# Work instructions
Copy exactly the lines from the beginning of the data down to and including the line holding "ax.set_facecolor(bg)", without any pictures.

Records with drawing code:
◆ ◆ ◆ ◆ ◆ ◆ ◆

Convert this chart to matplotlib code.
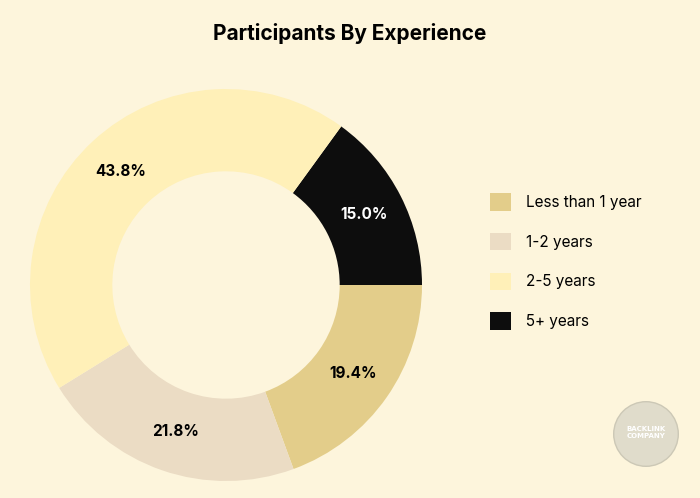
import matplotlib.pyplot as plt
from matplotlib.patches import Patch, Circle

# data in drawing order (clockwise from the top-right)
labels = ['5+ years', 'Less than 1 year', '1-2 years', '2-5 years']
values = [15.0, 19.4, 21.8, 43.8]
colors = ['#0d0d0d', '#e3cd8a', '#ebdcc4', '#fff0b8']
text_colors = ['white', 'black', 'black', 'black']
legend_order = ['Less than 1 year', '1-2 years', '2-5 years', '5+ years']

bg = '#fdf5dc'
fig = plt.figure(figsize=(7, 4.98), dpi=100, facecolor=bg)
ax = fig.add_axes([30 / 700, 17 / 498, 392 / 700, 392 / 498])
ax.set_facecolor(bg)

wedges, texts, autotexts = ax.pie(
    values, colors=colors, startangle=54, counterclock=False,
    autopct='%.1f%%', pctdistance=0.79,
    wedgeprops=dict(width=0.42, edgecolor='none'),
    textprops=dict(fontsize=11, fontweight='bold', family='Inter'))
for t, c in zip(autotexts, text_colors):
    t.set_color(c)
ax.set_xlim(-1, 1)
ax.set_ylim(-1, 1)
ax.set_aspect('equal')

fig.text(0.5, 1 - 33 / 498, 'Participants By Experience', ha='center', va='center',
         fontsize=15, fontweight='bold', family='Inter')

handles = [Patch(facecolor=colors[labels.index(l)], label=l) for l in legend_order]
fig.legend(handles=handles, loc='center left', bbox_to_anchor=(0.68, 0.475),
           frameon=False, handlelength=1.4, handleheight=1.4,
           labelspacing=1.45, handletextpad=1.0,
           prop=dict(family='Inter', size=11))

# faint watermark
wax = fig.add_axes([612 / 700, 30 / 498, 68 / 700, 68 / 498])
wax.set_xlim(-1, 1); wax.set_ylim(-1, 1); wax.set_aspect('equal'); wax.axis('off')
wax.add_patch(Circle((0, 0), 0.95, facecolor='#e0dccb', edgecolor='#ccc8b6', lw=1))
wax.text(0, 0.05, 'BACKLINK\nCOMPANY', ha='center', va='center', fontsize=5,
         color='white', fontweight='bold')

fig.savefig('out.png', facecolor=bg)
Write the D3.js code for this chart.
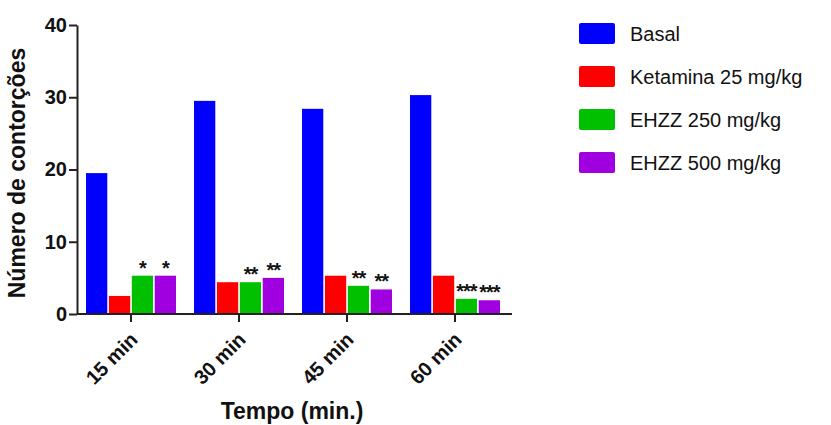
<!DOCTYPE html>
<html lang="en">
    <head>
        <meta charset="utf-8">
        <title>Número de contorções</title>
        <style>
            body { margin: 0; background: #fff; }
            text { font-family: "Liberation Sans", Arial, sans-serif; fill: #111; }
            .axis path, .axis line { stroke: #222; stroke-width: 2px; }
        </style>
    </head>
    <body>
        <script src="https://d3js.org/d3.v7.min.js"></script>
        <script type="text/javascript">

            // data
            var times = ["15 min", "30 min", "45 min", "60 min"];
            var groups = ["Basal", "Ketamina 25 mg/kg", "EHZZ 250 mg/kg", "EHZZ 500 mg/kg"];
            var colors = ["#0000ff", "#ff0000", "#00c000", "#a000e0"];
            var basal     = [19.5, 29.5, 28.4, 30.3];
            var ketamina  = [2.5, 4.4, 5.3, 5.3];
            var ehzz250   = [5.3, 4.4, 3.9, 2.1];
            var ehzz500   = [5.3, 5.0, 3.4, 1.9];
            var stars250  = ["*", "**", "**", "***"];
            var stars500  = ["*", "**", "**", "***"];
            var yTicks    = [0, 10, 20, 30, 40];

            var series = [basal, ketamina, ehzz250, ehzz500];
            var starsBy = [null, null, stars250, stars500];

            var width = 831, height = 425;

            var svg = d3.select("body")
                        .append("svg")
                        .attr("width", width)
                        .attr("height", height);

            var xScale = d3.scaleBand()
                            .domain(times)
                            .range([77, 509]);

            var xInner = d3.scaleBand()
                            .domain(groups)
                            .range([0, 90])
                            .paddingInner(0.07);

            var yScale = d3.scaleLinear()
                            .domain([0, 40])
                            .range([314, 25]);

            // bars
            var rows = [];
            times.forEach(function(t, i) {
                groups.forEach(function(g, j) {
                    rows.push({t: t, g: g, j: j, v: series[j][i], s: starsBy[j] ? starsBy[j][i] : null});
                });
            });

            var groupOffset = (xScale.bandwidth() - 90) / 2;

            svg.append("g").selectAll("rect")
                .data(rows)
                .join("rect")
                    .attr("x", d => xScale(d.t) + groupOffset + xInner(d.g))
                    .attr("y", d => yScale(d.v))
                    .attr("width", xInner.bandwidth())
                    .attr("height", d => yScale(0) - yScale(d.v))
                    .attr("fill", d => colors[d.j]);

            // significance stars
            svg.append("g").selectAll("text")
                .data(rows.filter(d => d.s))
                .join("text")
                    .attr("x", d => xScale(d.t) + groupOffset + xInner(d.g) + xInner.bandwidth() / 2)
                    .attr("y", d => yScale(d.v) - 1)
                    .attr("text-anchor", "middle")
                    .style("font-size", "20px")
                    .style("font-weight", "bold")
                    .style("letter-spacing", "-1px")
                    .text(d => d.s);

            // Y axis
            var yAxis = svg.append("g")
                .attr("class", "axis")
                .attr("transform", "translate(77,0)")
                .call(d3.axisLeft(yScale).tickValues(yTicks).tickSize(8).tickSizeOuter(0));
            yAxis.selectAll("text")
                .style("font-size", "20px")
                .style("font-weight", "bold")
                .attr("x", -10);

            // X axis
            var xAxis = svg.append("g")
                .attr("class", "axis")
                .attr("transform", "translate(0,314)")
                .call(d3.axisBottom(xScale).tickSize(8).tickSizeOuter(0));
            xAxis.select(".domain").attr("d", "M77,0H512");
            xAxis.selectAll("text")
                .style("font-size", "20px")
                .style("font-weight", "bold")
                .attr("text-anchor", "end")
                .attr("dy", "0.35em")
                .attr("x", 0)
                .attr("y", 0)
                .attr("transform", "translate(3,22) rotate(-45)");

            // Axis titles
            svg.append("text")
                .attr("x", 292)
                .attr("y", 419)
                .attr("text-anchor", "middle")
                .style("font-size", "23px")
                .style("font-weight", "bold")
                .text("Tempo (min.)");

            svg.append("text")
                .attr("transform", "translate(25,173) rotate(-90)")
                .attr("text-anchor", "middle")
                .style("font-size", "23px")
                .style("font-weight", "bold")
                .text("Número de contorções");

            // Legend
            var legend = svg.append("g")
                .selectAll("g")
                .data(groups)
                .join("g")
                    .attr("transform", (d, i) => `translate(579,${23 + i * 43})`);

            legend.append("rect")
                .attr("width", 36)
                .attr("height", 21)
                .attr("rx", 2)
                .attr("fill", (d, i) => colors[i]);

            legend.append("text")
                .attr("x", 51)
                .attr("y", 11)
                .attr("dy", "0.35em")
                .style("font-size", "20px")
                .text(d => d);

        </script>
    </body>
</html>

◆ ◆ ◆ ◆ ◆ ◆ ◆

# Output of the exercise
Convert this chart to matplotlib code.
import matplotlib.pyplot as plt
from matplotlib.patches import Patch, Circle

# data in drawing order (clockwise from the top-right)
labels = ['5+ years', 'Less than 1 year', '1-2 years', '2-5 years']
values = [15.0, 19.4, 21.8, 43.8]
colors = ['#0d0d0d', '#e3cd8a', '#ebdcc4', '#fff0b8']
text_colors = ['white', 'black', 'black', 'black']
legend_order = ['Less than 1 year', '1-2 years', '2-5 years', '5+ years']

bg = '#fdf5dc'
fig = plt.figure(figsize=(7, 4.98), dpi=100, facecolor=bg)
ax = fig.add_axes([30 / 700, 17 / 498, 392 / 700, 392 / 498])
ax.set_facecolor(bg)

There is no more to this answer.